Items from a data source
____________________

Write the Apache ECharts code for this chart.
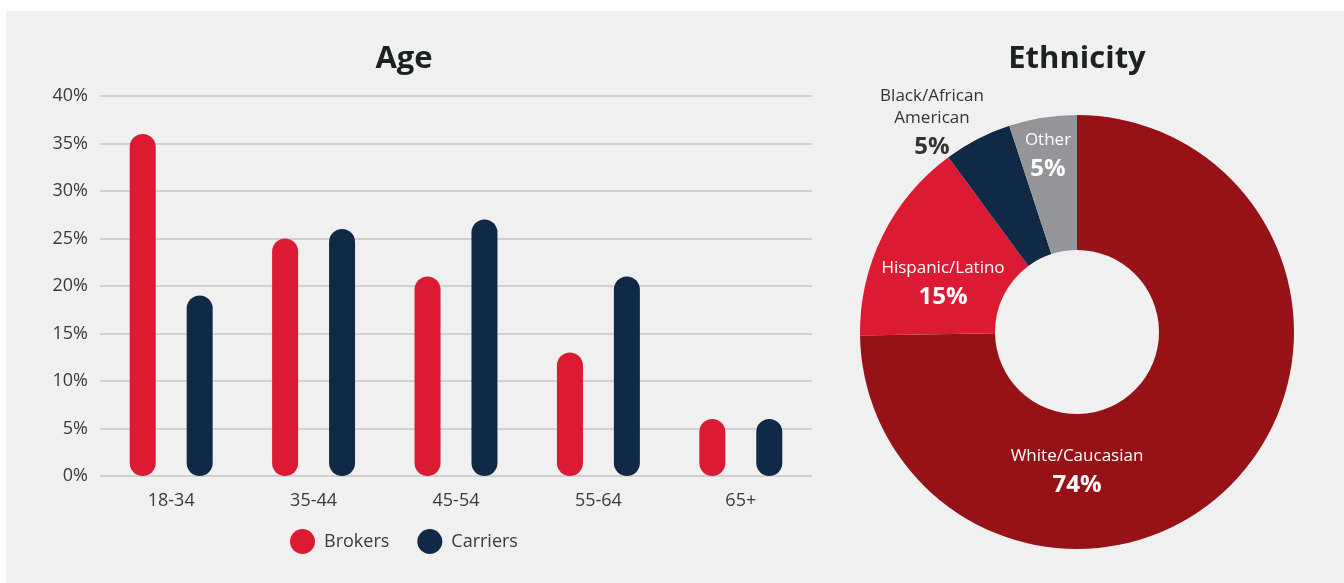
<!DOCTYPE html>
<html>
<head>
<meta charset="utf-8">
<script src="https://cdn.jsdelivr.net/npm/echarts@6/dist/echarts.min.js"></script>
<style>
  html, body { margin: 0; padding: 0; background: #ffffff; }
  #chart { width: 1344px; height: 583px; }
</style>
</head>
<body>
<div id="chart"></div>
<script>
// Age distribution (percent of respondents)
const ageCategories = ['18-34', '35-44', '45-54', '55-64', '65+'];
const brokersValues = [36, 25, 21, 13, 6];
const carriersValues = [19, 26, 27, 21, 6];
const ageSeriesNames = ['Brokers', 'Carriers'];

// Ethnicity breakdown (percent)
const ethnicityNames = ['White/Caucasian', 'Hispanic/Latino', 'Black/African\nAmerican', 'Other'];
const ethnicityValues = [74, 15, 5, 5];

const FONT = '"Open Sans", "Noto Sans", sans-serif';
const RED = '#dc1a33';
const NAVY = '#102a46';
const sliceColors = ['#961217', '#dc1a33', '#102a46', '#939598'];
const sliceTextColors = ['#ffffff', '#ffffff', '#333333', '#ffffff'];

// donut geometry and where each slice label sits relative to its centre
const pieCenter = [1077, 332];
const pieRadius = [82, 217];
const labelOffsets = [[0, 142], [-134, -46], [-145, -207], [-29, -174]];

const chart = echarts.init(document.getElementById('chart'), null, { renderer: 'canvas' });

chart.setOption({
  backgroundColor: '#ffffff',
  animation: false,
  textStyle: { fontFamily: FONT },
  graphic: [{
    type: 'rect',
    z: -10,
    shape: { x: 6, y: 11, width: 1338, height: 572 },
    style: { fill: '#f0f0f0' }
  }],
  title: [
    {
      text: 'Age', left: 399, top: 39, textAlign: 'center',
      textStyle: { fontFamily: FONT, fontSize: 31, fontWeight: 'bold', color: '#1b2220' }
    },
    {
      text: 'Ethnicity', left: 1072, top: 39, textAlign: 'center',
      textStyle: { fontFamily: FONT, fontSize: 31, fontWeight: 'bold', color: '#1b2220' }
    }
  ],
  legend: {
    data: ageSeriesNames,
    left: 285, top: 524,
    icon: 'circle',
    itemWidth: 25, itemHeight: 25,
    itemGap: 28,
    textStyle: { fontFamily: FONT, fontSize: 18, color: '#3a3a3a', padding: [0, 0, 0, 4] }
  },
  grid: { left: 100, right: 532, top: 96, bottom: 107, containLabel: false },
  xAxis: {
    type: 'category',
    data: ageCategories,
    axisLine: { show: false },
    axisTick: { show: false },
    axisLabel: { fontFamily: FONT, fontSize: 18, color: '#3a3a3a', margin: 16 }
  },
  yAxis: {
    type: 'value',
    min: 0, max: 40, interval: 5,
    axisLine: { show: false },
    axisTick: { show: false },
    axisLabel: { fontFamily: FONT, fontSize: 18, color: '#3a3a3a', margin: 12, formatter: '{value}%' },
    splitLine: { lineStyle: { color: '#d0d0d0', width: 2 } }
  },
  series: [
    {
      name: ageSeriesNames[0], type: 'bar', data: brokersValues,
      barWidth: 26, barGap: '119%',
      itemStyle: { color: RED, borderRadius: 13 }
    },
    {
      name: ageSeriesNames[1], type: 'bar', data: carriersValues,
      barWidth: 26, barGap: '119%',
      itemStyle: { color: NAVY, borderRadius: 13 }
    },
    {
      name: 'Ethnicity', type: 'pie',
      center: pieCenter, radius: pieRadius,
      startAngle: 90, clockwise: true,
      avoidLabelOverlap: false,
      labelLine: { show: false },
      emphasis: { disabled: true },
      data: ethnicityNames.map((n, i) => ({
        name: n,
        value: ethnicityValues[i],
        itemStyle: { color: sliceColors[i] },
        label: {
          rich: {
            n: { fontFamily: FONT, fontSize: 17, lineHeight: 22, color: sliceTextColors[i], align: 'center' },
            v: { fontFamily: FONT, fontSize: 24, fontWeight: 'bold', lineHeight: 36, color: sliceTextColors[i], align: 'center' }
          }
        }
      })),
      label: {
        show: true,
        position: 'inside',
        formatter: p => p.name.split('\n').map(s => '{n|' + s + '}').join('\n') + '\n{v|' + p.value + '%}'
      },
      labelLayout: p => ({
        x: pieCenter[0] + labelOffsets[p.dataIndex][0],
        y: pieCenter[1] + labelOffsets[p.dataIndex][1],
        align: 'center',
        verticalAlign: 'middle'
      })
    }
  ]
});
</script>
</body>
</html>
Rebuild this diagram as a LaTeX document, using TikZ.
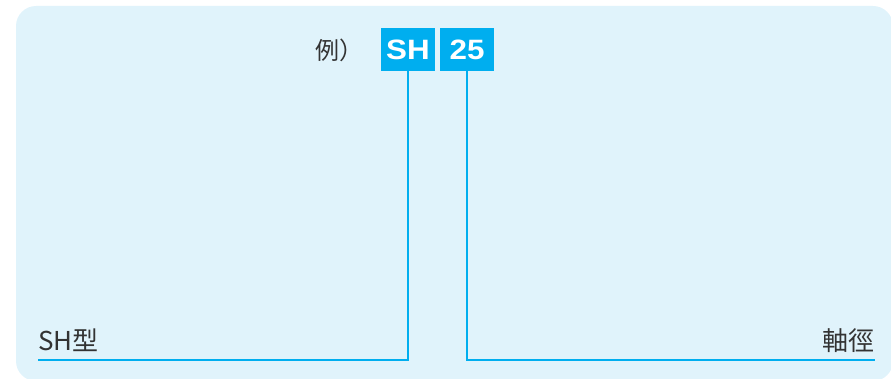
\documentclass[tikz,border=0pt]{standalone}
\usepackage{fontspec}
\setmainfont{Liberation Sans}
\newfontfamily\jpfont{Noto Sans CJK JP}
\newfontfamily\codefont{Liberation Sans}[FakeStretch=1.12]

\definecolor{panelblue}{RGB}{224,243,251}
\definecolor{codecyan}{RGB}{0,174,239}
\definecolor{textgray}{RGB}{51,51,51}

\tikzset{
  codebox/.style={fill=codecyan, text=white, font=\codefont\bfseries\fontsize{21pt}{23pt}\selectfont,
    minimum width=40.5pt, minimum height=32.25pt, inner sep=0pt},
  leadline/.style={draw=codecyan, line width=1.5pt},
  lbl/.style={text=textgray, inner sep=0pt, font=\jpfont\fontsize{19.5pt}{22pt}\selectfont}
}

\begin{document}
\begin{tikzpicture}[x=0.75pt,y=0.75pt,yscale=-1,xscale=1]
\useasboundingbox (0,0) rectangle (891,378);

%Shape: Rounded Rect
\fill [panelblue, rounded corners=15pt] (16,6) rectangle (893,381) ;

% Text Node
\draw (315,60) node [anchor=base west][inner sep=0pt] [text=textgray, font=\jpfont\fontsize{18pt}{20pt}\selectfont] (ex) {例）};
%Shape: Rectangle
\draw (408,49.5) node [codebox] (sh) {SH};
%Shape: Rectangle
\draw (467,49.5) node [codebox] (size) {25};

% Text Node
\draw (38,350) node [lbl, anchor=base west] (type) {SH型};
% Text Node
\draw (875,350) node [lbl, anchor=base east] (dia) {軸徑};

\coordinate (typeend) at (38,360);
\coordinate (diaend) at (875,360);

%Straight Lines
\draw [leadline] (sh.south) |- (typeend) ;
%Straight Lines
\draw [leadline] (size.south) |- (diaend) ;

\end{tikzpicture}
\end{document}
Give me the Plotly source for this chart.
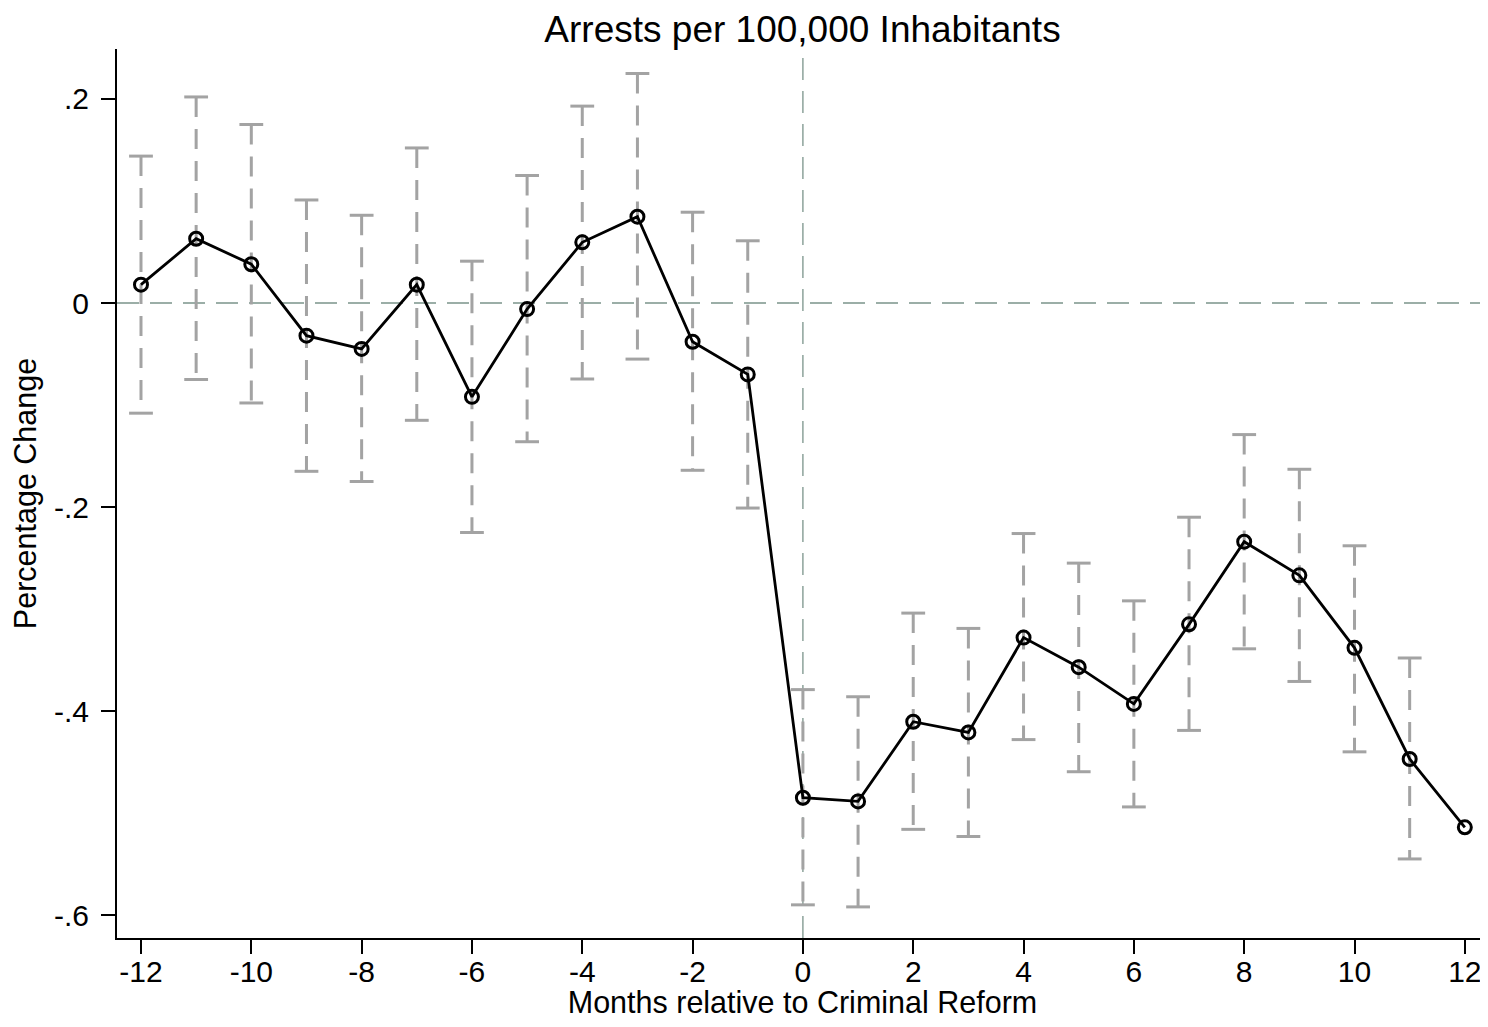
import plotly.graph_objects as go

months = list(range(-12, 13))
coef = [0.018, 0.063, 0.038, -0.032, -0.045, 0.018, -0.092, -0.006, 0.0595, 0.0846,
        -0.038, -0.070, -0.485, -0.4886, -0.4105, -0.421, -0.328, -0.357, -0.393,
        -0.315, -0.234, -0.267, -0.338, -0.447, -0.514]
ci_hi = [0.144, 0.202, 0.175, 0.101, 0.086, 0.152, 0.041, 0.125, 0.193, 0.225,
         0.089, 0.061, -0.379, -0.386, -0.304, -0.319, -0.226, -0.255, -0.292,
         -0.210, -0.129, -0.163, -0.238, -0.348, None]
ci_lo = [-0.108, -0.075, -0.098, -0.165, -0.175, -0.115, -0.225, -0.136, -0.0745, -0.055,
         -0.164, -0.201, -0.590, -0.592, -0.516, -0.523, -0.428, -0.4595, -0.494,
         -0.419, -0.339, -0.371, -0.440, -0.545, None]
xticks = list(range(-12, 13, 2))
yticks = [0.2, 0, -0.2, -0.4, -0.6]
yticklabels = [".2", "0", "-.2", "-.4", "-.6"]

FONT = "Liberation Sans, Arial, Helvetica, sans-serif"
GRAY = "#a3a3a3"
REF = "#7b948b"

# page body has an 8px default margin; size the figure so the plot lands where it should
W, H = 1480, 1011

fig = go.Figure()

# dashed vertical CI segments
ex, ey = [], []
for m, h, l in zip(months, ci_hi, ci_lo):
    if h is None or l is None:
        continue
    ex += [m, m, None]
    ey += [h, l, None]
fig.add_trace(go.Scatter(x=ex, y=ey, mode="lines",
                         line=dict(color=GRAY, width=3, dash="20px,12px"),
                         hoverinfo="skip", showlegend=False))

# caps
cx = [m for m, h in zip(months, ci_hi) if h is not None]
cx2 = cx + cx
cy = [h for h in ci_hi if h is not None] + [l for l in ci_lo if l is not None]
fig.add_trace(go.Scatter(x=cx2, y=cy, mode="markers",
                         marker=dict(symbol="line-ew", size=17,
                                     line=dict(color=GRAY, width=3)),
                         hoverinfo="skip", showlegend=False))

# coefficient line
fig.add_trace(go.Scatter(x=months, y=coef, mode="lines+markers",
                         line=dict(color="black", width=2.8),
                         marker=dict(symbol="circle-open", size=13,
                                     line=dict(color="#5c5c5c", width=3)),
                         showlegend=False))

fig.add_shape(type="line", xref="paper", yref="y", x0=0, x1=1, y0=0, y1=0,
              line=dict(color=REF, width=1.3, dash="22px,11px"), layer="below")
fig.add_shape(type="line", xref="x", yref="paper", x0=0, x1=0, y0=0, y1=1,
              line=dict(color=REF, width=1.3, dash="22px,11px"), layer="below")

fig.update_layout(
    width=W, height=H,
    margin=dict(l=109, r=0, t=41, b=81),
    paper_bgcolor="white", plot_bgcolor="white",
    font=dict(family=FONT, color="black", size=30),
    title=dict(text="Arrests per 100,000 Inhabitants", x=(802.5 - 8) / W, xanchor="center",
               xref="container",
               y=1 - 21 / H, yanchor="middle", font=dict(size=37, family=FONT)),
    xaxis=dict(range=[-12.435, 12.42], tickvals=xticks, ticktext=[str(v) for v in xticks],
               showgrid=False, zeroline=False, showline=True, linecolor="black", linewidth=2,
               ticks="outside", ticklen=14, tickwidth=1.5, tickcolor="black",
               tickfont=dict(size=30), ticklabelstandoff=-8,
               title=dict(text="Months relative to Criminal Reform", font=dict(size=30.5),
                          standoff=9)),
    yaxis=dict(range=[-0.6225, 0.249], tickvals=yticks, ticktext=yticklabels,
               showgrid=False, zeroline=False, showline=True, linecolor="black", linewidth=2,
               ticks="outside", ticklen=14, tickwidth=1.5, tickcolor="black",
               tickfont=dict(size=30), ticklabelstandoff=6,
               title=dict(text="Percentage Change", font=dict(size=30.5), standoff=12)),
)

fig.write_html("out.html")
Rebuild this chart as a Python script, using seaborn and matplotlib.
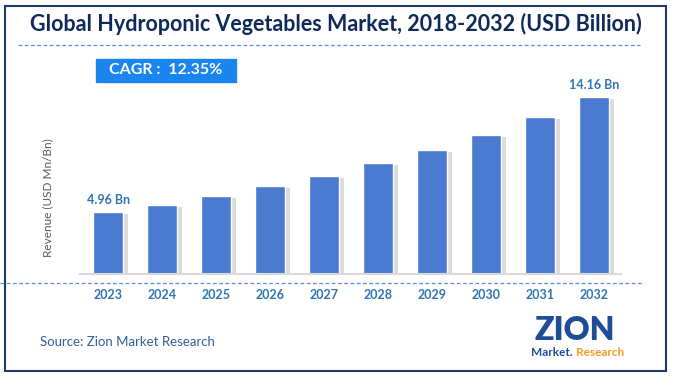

____________________

• [Task goal]: Set down word for word the lines from the first entry through the line with "const ageSeriesNames = ['Brokers', 'Carriers'];", both included, omitting pictures.

• [Result of the exercise]:
Write the Apache ECharts code for this chart.
<!DOCTYPE html>
<html>
<head>
<meta charset="utf-8">
<script src="https://cdn.jsdelivr.net/npm/echarts@6/dist/echarts.min.js"></script>
<style>
  html, body { margin: 0; padding: 0; background: #ffffff; }
  #chart { width: 1344px; height: 583px; }
</style>
</head>
<body>
<div id="chart"></div>
<script>
// Age distribution (percent of respondents)
const ageCategories = ['18-34', '35-44', '45-54', '55-64', '65+'];
const brokersValues = [36, 25, 21, 13, 6];
const carriersValues = [19, 26, 27, 21, 6];
const ageSeriesNames = ['Brokers', 'Carriers'];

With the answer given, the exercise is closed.